━━━━━ Given information ━━━━━
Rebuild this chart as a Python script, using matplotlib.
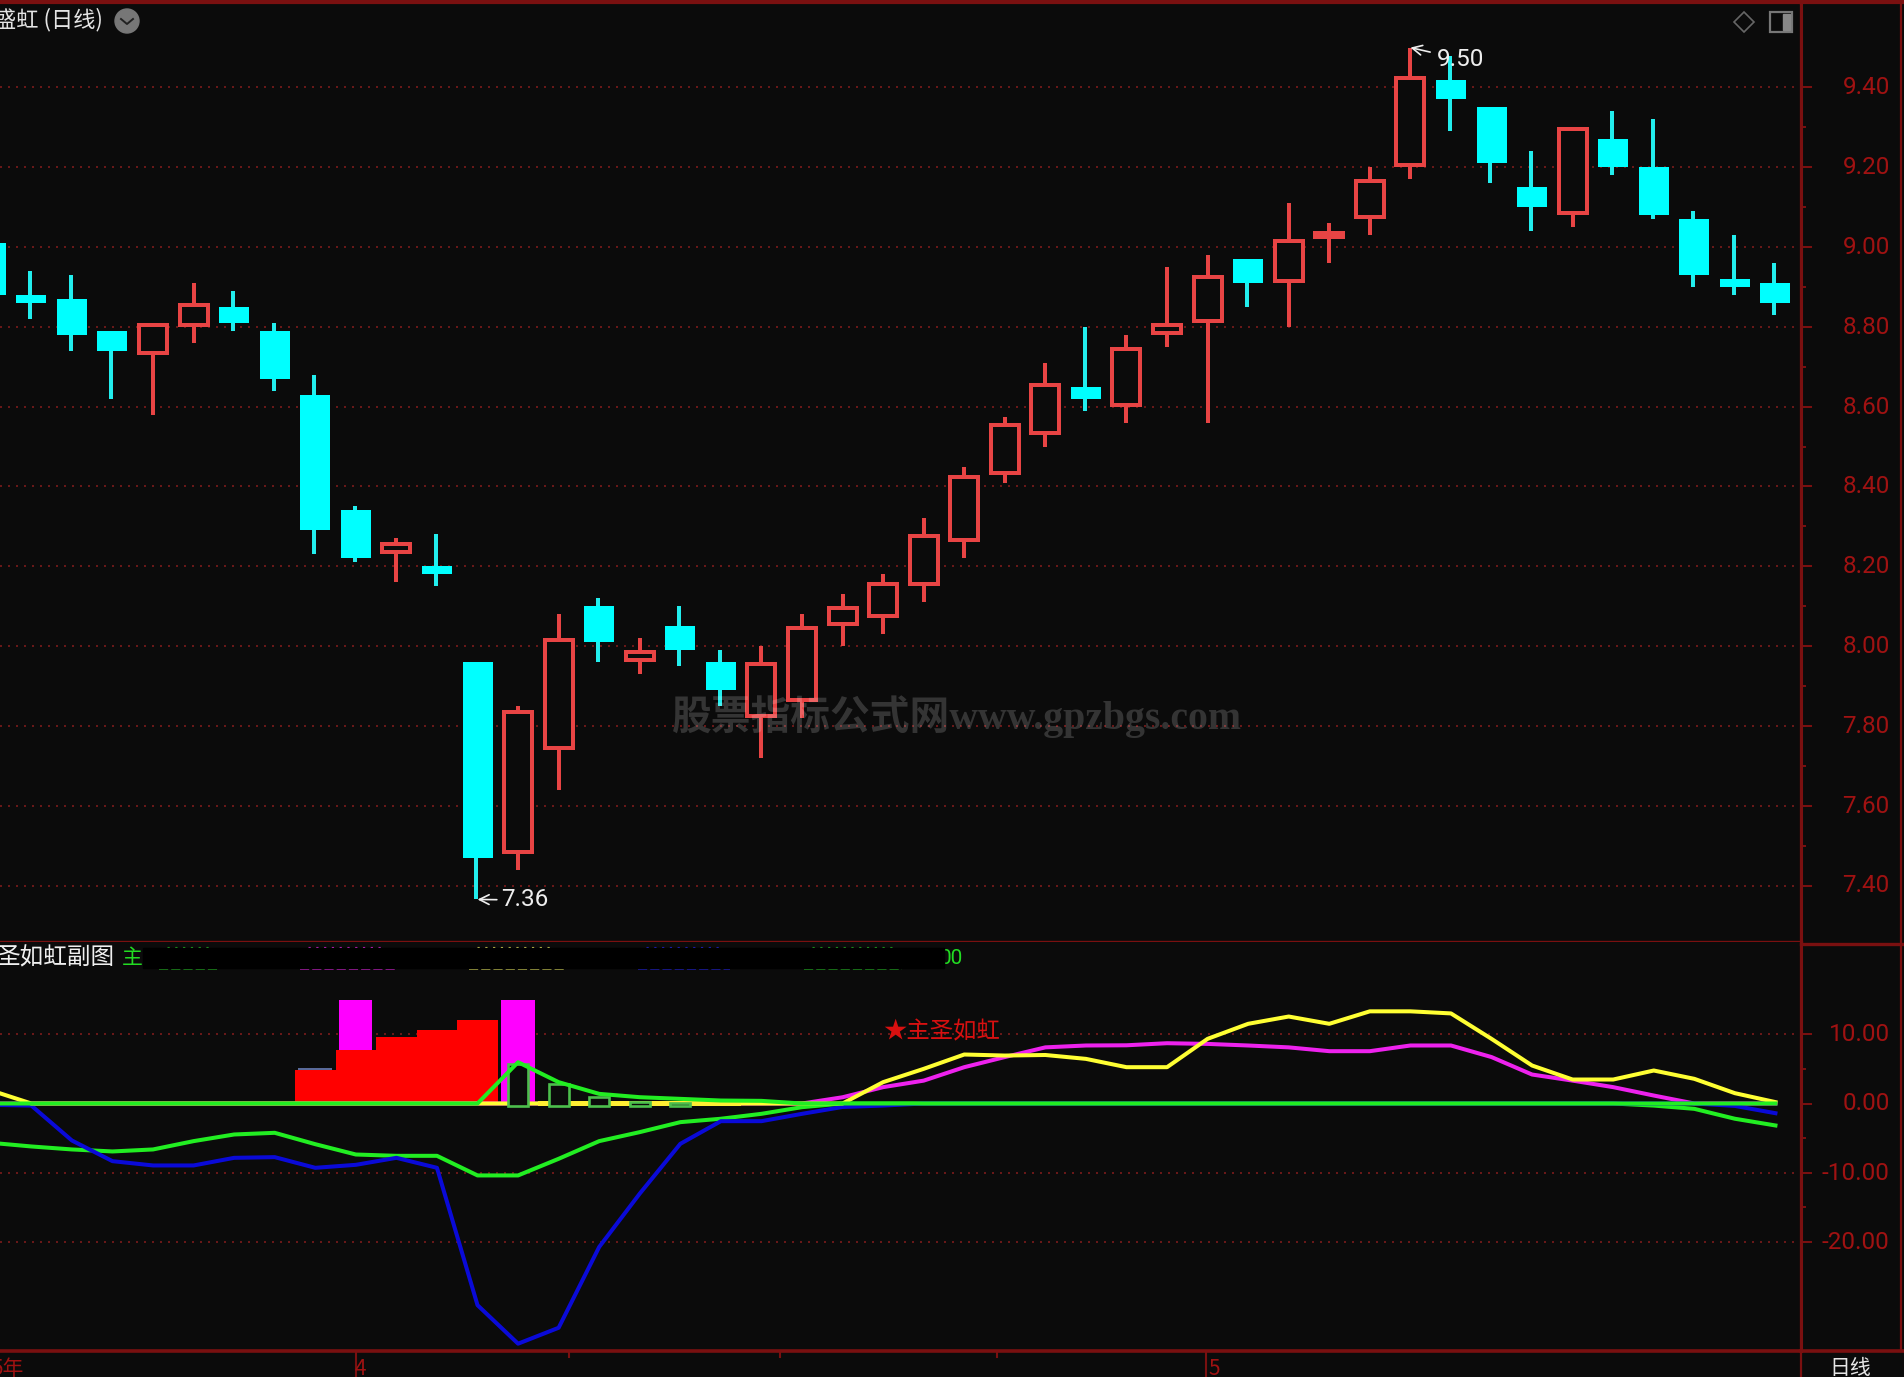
import matplotlib
matplotlib.use("Agg")
import matplotlib.pyplot as plt
from matplotlib.patches import Circle, Polygon, Rectangle
from matplotlib.ticker import FixedLocator
from matplotlib.transforms import ScaledTranslation
import numpy as np

# ---------- data ----------
opens = [9.01,8.88,8.87,8.79,8.73,8.80,8.85,8.79,8.63,8.34,8.23,8.20,7.96,7.48,7.74,8.10,7.96,8.05,7.96,7.82,7.86,8.05,8.07,8.15,8.26,8.43,8.53,8.65,8.60,8.78,8.81,8.97,8.91,9.02,9.07,9.20,9.42,9.35,9.15,9.08,9.27,9.20,9.07,8.92,8.91]
closes = [8.88,8.86,8.78,8.74,8.81,8.86,8.81,8.67,8.29,8.22,8.26,8.18,7.47,7.84,8.02,8.01,7.99,7.99,7.89,7.96,8.05,8.10,8.16,8.28,8.43,8.56,8.66,8.62,8.75,8.81,8.93,8.91,9.02,9.04,9.17,9.43,9.37,9.21,9.10,9.30,9.20,9.08,8.93,8.90,8.86]
highs = [9.01,8.94,8.93,8.79,8.81,8.91,8.89,8.81,8.68,8.35,8.27,8.28,7.96,7.85,8.08,8.12,8.02,8.10,7.99,8.00,8.08,8.13,8.18,8.32,8.45,8.575,8.71,8.80,8.78,8.95,8.98,8.97,9.11,9.06,9.20,9.50,9.48,9.35,9.24,9.30,9.34,9.32,9.09,9.03,8.96]
lows = [8.88,8.82,8.74,8.62,8.58,8.76,8.79,8.64,8.23,8.21,8.16,8.15,7.365,7.44,7.64,7.96,7.93,7.95,7.85,7.72,7.82,8.00,8.03,8.11,8.22,8.41,8.50,8.59,8.56,8.75,8.56,8.85,8.80,8.96,9.03,9.17,9.29,9.16,9.04,9.05,9.18,9.07,8.90,8.88,8.83]

lower_green = [-5.67,-6.2,-6.63,-6.92,-6.63,-5.43,-4.47,-4.23,-5.87,-7.36,-7.55,-7.55,-10.38,-10.38,-7.98,-5.43,-4.13,-2.69,-2.2,-1.49,-0.53,0,0,0,0,0,0,0,0,0,0,0,0,0,0,0,0,0,0,0,0,-0.3,-0.77,-2.2,-3.17]
blue_line = [-0.2,-0.3,-5.34,-8.32,-8.94,-8.94,-7.84,-7.74,-9.28,-8.85,-7.84,-9.28,-29.1,-34.66,-32.36,-20.7,-13.0,-5.82,-2.55,-2.55,-1.49,-0.5,-0.3,0,0,0,0,0,0,0,0,0,0,0,0,0,0,0,0,0,0,0,0,-0.35,-1.4]
magenta_line = [0,0,0,0,0,0,0,0,0,0,0,0,0,0,0,0,0,0,0,0,0,0.9,2.36,3.3,5.24,6.7,8.1,8.37,8.4,8.7,8.6,8.37,8.1,7.55,7.55,8.37,8.37,6.7,4.18,3.3,2.36,1.15,0,0,0]
yellow_line = [1.9,0,0,0,0,0,0,0,0,0,0,0,0,0,0,0,0,0,0,0,0,0,3.08,5.0,7.07,6.92,7.0,6.44,5.24,5.24,9.33,11.5,12.55,11.5,13.3,13.3,13.0,9.33,5.48,3.46,3.46,4.76,3.56,1.49,0.2]
zero_green = [0,0,0,0,0,0,0,0,0,0,0,0,0,5.96,3.08,1.39,0.91,0.67,0.43,0.38,0,0,0,0,0,0,0,0,0,0,0,0,0,0,0,0,0,0,0,0,0,0,0,0,0]

red_idx = [8, 9, 10, 11, 12]
red_vals = [4.86, 7.79, 9.57, 10.67, 12.1]
magenta_idx = [9, 13]
magenta_vals = [15.0, 15.0]
slate_idx = [8]
slate_vals = [5.15]
yellow_idx = [14, 15, 16, 17, 18]
yellow_vals = [0.3, 0.3, 0.3, 0.3, 0.3]
outline_idx = [13, 14, 15, 16, 17]
outline_vals = [5.96, 3.08, 1.25, 0.58, 0.43]

price_ticks = [7.40,7.60,7.80,8.00,8.20,8.40,8.60,8.80,9.00,9.20,9.40]
price_minor = [7.50,7.70,7.90,8.10,8.30,8.50,8.70,8.90,9.10,9.30]
ind_ticks = [-20, -10, 0, 10]
ind_labels = ["-20.00", "-10.00", "0.00", "10.00"]
ind_minor = [-15, -5, 5]
x_major = [9, 29.97]
x_minor = [14.25, 19.45, 24.8]

# ---------- style ----------
W, H = 1904, 1377
BG = "#0b0b0b"
FRAME = "#7a1010"
GRID = "#681818"
LBL = "#a01212"
RED = "#e84444"
CYAN = "#00ffff"
CJK = ["Noto Sans CJK SC", "DejaVu Sans"]
NUM = "Roboto"

# pixel geometry
X0 = -9.2; DX = 40.56
PANEL_R = 1801; SPLIT = 942; BOTTOM = 1351; TOP = 2
def px_ax(x0, y0, x1, y1, **kw):
    return fig.add_axes([x0 / W, 1 - y1 / H, (x1 - x0) / W, (y1 - y0) / H], **kw)

fig = plt.figure(figsize=(W / 100, H / 100), dpi=100, facecolor=BG)
ax = px_ax(0, TOP, PANEL_R, SPLIT, facecolor=BG)
ai = px_ax(0, SPLIT, PANEL_R, BOTTOM, facecolor=BG)
ov = px_ax(0, 0, W, H, facecolor="none", zorder=10)
ov.set_xlim(0, W); ov.set_ylim(H, 0); ov.axis("off")

xlim = ((0 - X0) / DX, (PANEL_R - X0) / DX)
PY = 399.0
ax.set_xlim(*xlim)
ax.set_ylim(9.40 - (SPLIT - 87.5) / PY, 9.40 + (87.5 - TOP) / PY)
IY = 6.93
ai.set_xlim(*xlim)
ai.set_ylim((1103.5 - BOTTOM) / IY, (1103.5 - SPLIT) / IY)

# ---------- price panel ----------
dots = (0, (1, 3))
grid_end = (1795 - X0) / DX
ax.hlines(price_ticks, xlim[0], grid_end, colors=GRID, lw=1.44, linestyles=[dots], zorder=1)

n = len(opens)
inset = 2 / PY
for i in range(n):
    o, c, h, l = opens[i], closes[i], highs[i], lows[i]
    if c >= o:
        ax.vlines(i, l, h, colors=RED, lw=2.88, zorder=3)
        ax.bar(i, c - o - 2 * inset, bottom=o + inset, width=0.69, facecolor=BG,
               edgecolor=RED, linewidth=2.88, zorder=4)
    else:
        ax.vlines(i - 0.03, l, h, colors="#22eeee", lw=2.88, zorder=3)
        ax.bar(i, o - c, bottom=c, width=0.74, facecolor=CYAN, edgecolor="none", zorder=4)

for a in (ax, ai):
    a.tick_params(which="both", left=False, bottom=False, labelleft=False, labelbottom=False,
                  right=True, labelright=True, colors=FRAME)
    for s in ("left", "bottom"):
        a.spines[s].set_visible(False)
    for s in ("top", "right"):
        a.spines[s].set_color(FRAME); a.spines[s].set_linewidth(2.2)
ai.spines["top"].set_visible(False)
ai.spines["bottom"].set_visible(True); ai.spines["bottom"].set_color(FRAME); ai.spines["bottom"].set_linewidth(2.6)
ax.spines["top"].set_linewidth(3)
ax.spines["bottom"].set_visible(True); ax.spines["bottom"].set_color(FRAME); ax.spines["bottom"].set_linewidth(2.4)

ax.set_yticks(price_ticks); ax.set_yticklabels([f"{v:.2f}" for v in price_ticks])
ax.yaxis.set_minor_locator(FixedLocator(price_minor))
ai.set_yticks(ind_ticks); ai.set_yticklabels(ind_labels)
ai.yaxis.set_minor_locator(FixedLocator(ind_minor))
lift = ScaledTranslation(0, 2 / 100, fig.dpi_scale_trans)
for a in (ax, ai):
    a.tick_params(axis="y", which="major", length=7.9, width=1.44, pad=56, labelcolor=LBL, labelsize=17.5)
    a.tick_params(axis="y", which="minor", length=3.6, width=1.44, labelright=False)
    for t in a.get_yticklabels():
        t.set_ha("right"); t.set_fontfamily(NUM)
        t.set_transform(t.get_transform() + lift)
ax.set_xticks([]); ai.set_xticks([])

ann = dict(color="#eeeeee", fontsize=17.5, fontfamily=NUM, zorder=8, va="center", ha="left",
           annotation_clip=False)
ax.annotate("7.36", xy=(12, min(lows)), xytext=(501, 900), textcoords=ov.transData,
            arrowprops=dict(arrowstyle="->", color="#eeeeee", lw=1.2, shrinkA=1, shrinkB=0), **ann)
ax.annotate("9.50", xy=(35, max(highs)), xytext=(1437, 59), textcoords=ov.transData,
            arrowprops=dict(arrowstyle="->", color="#eeeeee", lw=1.2, shrinkA=3, shrinkB=0), **ann)

# ---------- indicator panel ----------
ai.hlines([10, -10, -20], xlim[0], grid_end, colors=GRID, lw=1.44, linestyles=[dots], zorder=1)
ai.bar(slate_idx, slate_vals, width=0.83, color="#5a6a9a", zorder=2)
ai.bar(magenta_idx, magenta_vals, width=0.82, color="#ff00ff", zorder=2)
ai.bar(red_idx, red_vals, width=1.0, color="#ff0000", zorder=3)
ai.bar(magenta_idx[1:], magenta_vals[1:], width=0.82, color="#ff00ff", zorder=4)

x = np.arange(n)
lw = 2.9
ai.plot(x, magenta_line, color="#ee22ee", lw=lw, zorder=6)
ai.plot(x, lower_green, color="#22ee22", lw=lw, zorder=6)
ai.plot(x, blue_line, color="#0a0ad8", lw=lw, zorder=6.5)
ai.plot(x, yellow_line, color="#ffff33", lw=lw, zorder=7)
ai.bar(yellow_idx, [2 * v for v in yellow_vals], bottom=[-v for v in yellow_vals], width=1.0,
       color="#ffee33", zorder=7.2)
ai.bar(outline_idx, outline_vals, bottom=-0.3, width=0.5, facecolor=BG, edgecolor="#4cbf4c",
       linewidth=1.9, zorder=7.5)
ai.plot(x, zero_green, color="#22ee22", lw=lw, zorder=8)

ai.text(883, 1032, "★主圣如虹", transform=ov.transData, color="#d81010", fontsize=16.8,
        family=CJK, va="center", ha="left", zorder=9)

# x ticks on the date strip
for v in x_major:
    ov.plot([X0 + DX * v] * 2, [BOTTOM, H], color=FRAME, lw=1.5)
for v in x_minor:
    ov.plot([X0 + DX * v] * 2, [BOTTOM, BOTTOM + 6], color=FRAME, lw=1.5)
tick_text = dict(color=LBL, family=CJK, fontsize=15, va="center", ha="left")
ov.text(-9, 1369, "5年", **tick_text)
ov.text(355, 1369, "4", **tick_text)
ov.text(1208, 1369, "5", **tick_text)
ov.text(1829, 1368, "日线", color="#e6e6e6", family=CJK, fontsize=15, va="center", ha="left")

# ---------- overlay: frame, header, icons, watermark ----------
ov.plot([PANEL_R, PANEL_R], [0, H], color=FRAME, lw=1.6)
ov.plot([PANEL_R, W], [1.5, 1.5], color=FRAME, lw=3)
ov.plot([PANEL_R, W], [944, 944], color=FRAME, lw=2.4)
ov.plot([PANEL_R, W], [BOTTOM, BOTTOM], color=FRAME, lw=2.6)
ov.plot([1901, 1901], [0, BOTTOM], color=FRAME, lw=1.6)

ov.text(-6, 20, "盛虹 (日线)", color="#e4e4e4", family=CJK, fontsize=16, va="center", ha="left")
ov.add_patch(Circle((127, 21), 12, color="#777777"))
ov.plot([121, 127, 133], [19, 24, 19], color="#222222", lw=1.4)
ov.add_patch(Polygon([(1744, 12), (1754, 22), (1744, 32), (1734, 22)], closed=True, fill=False,
                     edgecolor="#666666", lw=1.2))
ov.add_patch(Rectangle((1770, 12), 22, 20, fill=False, edgecolor="#777777", lw=1.6))
ov.add_patch(Rectangle((1783, 14), 7, 16, color="#888888"))

ov.text(-4, 958, "圣如虹副图", color="#f0f0f0", family=CJK, fontsize=17, va="center", ha="left")
ov.text(122, 958, "主", color="#22dd22", family=CJK, fontsize=15, va="center", ha="left", zorder=1)
ov.text(940, 958, "00", color="#22dd22", family=NUM, fontsize=15, va="center", ha="left", zorder=1)
frag_x = [(159, 220), (300, 395), (469, 564), (638, 730), (804, 902)]
frag_c = ["#22aa22", "#cc22cc", "#cccc55", "#2222cc", "#22aa22"]
for (a0, a1), c in zip(frag_x, frag_c):
    ov.plot([a0, a1], [968.5, 968.5], color=c, lw=1.1, ls=(0, (6, 2)), zorder=1)
    ov.plot([a0 + 8, a1 - 10], [947, 947], color=c, lw=0.8, ls=(0, (2, 5)), zorder=1)
ov.add_patch(Rectangle((143, 948), 801, 19.5, color="#000000", zorder=2))

ov.text(672, 717, "股票指标公式网www.gpzbgs.com", color="white", alpha=0.17, fontsize=28.6,
        family=["Liberation Serif", "Noto Sans CJK SC"], fontweight="bold",
        va="center", ha="left", zorder=3)

fig.savefig("out.png", dpi=100, facecolor=BG)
━━━━━
**The task:**
Restate exactly, please, only the lines between the start of the data and the line containing "import numpy as np", both ends included, skipping the pictures.

**Answer to this problem:**
Rebuild this chart as a Python script, using matplotlib.
import matplotlib
matplotlib.use("Agg")
import matplotlib.pyplot as plt
from matplotlib.patches import Circle, Polygon, Rectangle
from matplotlib.ticker import FixedLocator
from matplotlib.transforms import ScaledTranslation
import numpy as np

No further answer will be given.